╭─ INFORMATION PROVIDED

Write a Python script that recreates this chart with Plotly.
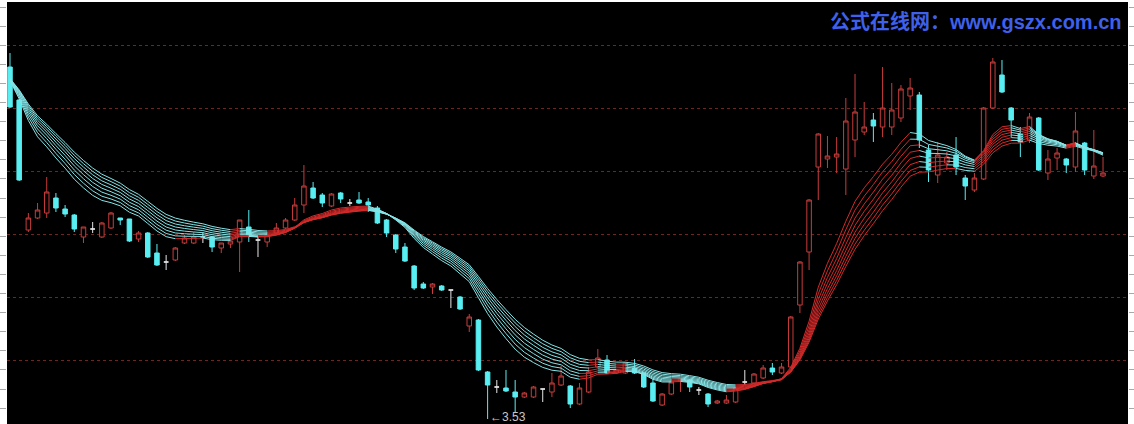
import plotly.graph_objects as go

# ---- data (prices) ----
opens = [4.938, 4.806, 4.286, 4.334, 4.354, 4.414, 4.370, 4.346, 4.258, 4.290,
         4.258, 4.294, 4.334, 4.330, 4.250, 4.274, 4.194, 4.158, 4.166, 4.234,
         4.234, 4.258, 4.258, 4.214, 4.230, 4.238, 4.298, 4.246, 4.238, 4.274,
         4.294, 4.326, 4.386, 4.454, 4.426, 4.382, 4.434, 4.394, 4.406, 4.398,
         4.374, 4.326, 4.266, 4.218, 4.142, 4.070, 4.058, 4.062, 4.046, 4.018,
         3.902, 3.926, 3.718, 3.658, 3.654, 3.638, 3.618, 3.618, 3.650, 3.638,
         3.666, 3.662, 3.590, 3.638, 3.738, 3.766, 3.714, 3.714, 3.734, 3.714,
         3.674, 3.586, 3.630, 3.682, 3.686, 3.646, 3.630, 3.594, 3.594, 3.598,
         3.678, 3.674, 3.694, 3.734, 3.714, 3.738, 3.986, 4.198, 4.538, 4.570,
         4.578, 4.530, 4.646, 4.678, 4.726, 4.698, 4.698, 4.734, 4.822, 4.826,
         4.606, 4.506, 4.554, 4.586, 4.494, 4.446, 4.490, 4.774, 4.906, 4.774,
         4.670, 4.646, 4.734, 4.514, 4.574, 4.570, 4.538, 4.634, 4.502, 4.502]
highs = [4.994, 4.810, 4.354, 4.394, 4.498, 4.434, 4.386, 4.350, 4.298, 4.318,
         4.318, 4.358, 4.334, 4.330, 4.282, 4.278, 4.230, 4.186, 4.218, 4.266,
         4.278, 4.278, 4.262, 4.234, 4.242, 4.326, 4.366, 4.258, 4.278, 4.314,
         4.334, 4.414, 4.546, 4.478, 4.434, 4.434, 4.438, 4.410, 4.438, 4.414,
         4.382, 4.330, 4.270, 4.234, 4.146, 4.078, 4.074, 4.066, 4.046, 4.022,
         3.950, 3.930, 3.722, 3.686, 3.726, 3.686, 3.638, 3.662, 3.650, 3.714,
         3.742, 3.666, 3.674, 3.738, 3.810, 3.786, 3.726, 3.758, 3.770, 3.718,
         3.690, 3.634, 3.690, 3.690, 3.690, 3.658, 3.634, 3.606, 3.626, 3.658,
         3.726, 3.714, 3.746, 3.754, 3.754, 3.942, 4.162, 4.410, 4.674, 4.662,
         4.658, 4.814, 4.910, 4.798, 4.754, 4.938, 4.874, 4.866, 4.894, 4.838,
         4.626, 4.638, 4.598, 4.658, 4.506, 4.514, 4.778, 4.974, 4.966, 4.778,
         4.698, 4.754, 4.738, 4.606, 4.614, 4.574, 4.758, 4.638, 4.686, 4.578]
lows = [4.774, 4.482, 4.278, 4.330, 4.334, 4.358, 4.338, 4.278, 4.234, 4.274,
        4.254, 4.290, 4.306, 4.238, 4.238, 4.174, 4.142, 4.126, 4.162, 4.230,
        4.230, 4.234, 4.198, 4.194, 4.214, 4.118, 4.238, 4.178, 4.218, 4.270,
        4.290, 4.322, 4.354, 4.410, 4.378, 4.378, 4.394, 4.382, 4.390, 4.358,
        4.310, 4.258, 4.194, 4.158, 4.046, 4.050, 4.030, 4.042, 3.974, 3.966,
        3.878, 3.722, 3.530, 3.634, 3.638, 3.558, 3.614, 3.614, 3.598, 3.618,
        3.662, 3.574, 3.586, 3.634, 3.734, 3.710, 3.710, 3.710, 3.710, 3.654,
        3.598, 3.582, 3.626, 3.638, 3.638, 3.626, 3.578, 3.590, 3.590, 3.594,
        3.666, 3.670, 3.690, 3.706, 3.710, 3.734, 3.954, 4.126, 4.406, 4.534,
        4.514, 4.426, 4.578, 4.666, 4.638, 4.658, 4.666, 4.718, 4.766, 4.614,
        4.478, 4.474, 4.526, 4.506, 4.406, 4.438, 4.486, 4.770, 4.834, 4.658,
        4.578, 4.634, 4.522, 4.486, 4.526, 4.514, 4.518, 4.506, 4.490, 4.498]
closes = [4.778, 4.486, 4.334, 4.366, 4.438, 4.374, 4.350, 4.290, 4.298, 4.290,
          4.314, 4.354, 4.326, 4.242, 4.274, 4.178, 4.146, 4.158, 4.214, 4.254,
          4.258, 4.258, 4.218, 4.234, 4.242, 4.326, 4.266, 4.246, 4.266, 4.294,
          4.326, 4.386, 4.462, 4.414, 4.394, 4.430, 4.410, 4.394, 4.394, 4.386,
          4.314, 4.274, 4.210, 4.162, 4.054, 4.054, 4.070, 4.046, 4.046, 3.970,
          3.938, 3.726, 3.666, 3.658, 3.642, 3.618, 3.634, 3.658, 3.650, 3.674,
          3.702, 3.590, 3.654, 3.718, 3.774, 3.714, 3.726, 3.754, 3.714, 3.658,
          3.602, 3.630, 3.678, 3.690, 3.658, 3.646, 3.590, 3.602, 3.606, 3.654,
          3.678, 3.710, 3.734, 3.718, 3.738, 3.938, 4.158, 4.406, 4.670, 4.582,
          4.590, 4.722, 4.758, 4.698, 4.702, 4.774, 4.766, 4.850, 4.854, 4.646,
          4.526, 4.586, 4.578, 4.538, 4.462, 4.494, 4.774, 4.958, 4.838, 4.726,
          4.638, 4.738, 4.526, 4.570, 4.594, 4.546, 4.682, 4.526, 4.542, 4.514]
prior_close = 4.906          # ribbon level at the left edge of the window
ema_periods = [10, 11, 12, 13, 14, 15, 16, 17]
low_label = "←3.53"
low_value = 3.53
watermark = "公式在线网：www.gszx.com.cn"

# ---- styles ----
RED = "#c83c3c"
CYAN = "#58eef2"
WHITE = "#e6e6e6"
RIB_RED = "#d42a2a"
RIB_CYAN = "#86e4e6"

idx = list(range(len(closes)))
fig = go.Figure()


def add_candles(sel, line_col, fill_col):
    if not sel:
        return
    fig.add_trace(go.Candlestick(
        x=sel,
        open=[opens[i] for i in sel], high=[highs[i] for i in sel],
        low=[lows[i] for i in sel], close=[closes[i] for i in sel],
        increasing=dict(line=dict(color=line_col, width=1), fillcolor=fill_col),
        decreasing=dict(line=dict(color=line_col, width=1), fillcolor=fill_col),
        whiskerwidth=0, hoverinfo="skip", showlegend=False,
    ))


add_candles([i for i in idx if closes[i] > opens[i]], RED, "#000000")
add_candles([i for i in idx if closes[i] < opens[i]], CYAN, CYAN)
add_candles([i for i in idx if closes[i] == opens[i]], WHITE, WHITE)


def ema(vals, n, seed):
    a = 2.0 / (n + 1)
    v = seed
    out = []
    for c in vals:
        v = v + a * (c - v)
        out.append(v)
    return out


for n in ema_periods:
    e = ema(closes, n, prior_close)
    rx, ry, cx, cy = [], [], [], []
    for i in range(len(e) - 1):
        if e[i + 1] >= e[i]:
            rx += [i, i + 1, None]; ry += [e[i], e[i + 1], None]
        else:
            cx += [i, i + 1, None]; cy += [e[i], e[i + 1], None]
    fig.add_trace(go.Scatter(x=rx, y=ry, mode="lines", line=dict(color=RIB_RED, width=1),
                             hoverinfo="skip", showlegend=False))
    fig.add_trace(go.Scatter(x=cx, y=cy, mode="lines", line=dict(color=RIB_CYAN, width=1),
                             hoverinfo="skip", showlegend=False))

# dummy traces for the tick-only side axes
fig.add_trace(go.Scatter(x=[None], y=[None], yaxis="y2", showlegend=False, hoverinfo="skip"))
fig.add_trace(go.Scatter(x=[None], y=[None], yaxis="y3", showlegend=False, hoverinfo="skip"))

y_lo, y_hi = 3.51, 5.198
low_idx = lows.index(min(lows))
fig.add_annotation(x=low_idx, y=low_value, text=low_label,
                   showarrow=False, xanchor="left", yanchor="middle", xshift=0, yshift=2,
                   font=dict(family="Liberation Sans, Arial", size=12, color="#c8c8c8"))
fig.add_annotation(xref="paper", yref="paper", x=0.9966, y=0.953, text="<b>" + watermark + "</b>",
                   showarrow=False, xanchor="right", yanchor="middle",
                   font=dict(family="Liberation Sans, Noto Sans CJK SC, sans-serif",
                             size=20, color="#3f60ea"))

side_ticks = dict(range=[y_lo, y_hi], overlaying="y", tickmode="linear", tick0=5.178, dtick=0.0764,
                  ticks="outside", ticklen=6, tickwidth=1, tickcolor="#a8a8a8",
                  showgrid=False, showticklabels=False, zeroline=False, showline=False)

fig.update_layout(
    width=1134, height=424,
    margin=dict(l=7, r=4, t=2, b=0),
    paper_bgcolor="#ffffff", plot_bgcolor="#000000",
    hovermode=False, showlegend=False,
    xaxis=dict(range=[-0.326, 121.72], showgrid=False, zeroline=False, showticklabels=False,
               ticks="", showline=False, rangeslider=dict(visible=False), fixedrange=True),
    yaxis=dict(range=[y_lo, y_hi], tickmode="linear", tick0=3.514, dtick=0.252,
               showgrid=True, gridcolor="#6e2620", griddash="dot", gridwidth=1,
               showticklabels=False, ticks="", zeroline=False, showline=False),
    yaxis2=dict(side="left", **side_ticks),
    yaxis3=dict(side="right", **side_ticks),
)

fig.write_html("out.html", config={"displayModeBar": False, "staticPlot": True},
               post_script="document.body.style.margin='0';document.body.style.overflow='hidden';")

╰─

## [INSTRUCTIONS TO FOLLOW]
Repeat, with no pictures, each line from the beginning of the data through the line containing "import plotly.graph_objects as go", inclusive.

## [FINISHED TASK]
Write a Python script that recreates this chart with Plotly.
import plotly.graph_objects as go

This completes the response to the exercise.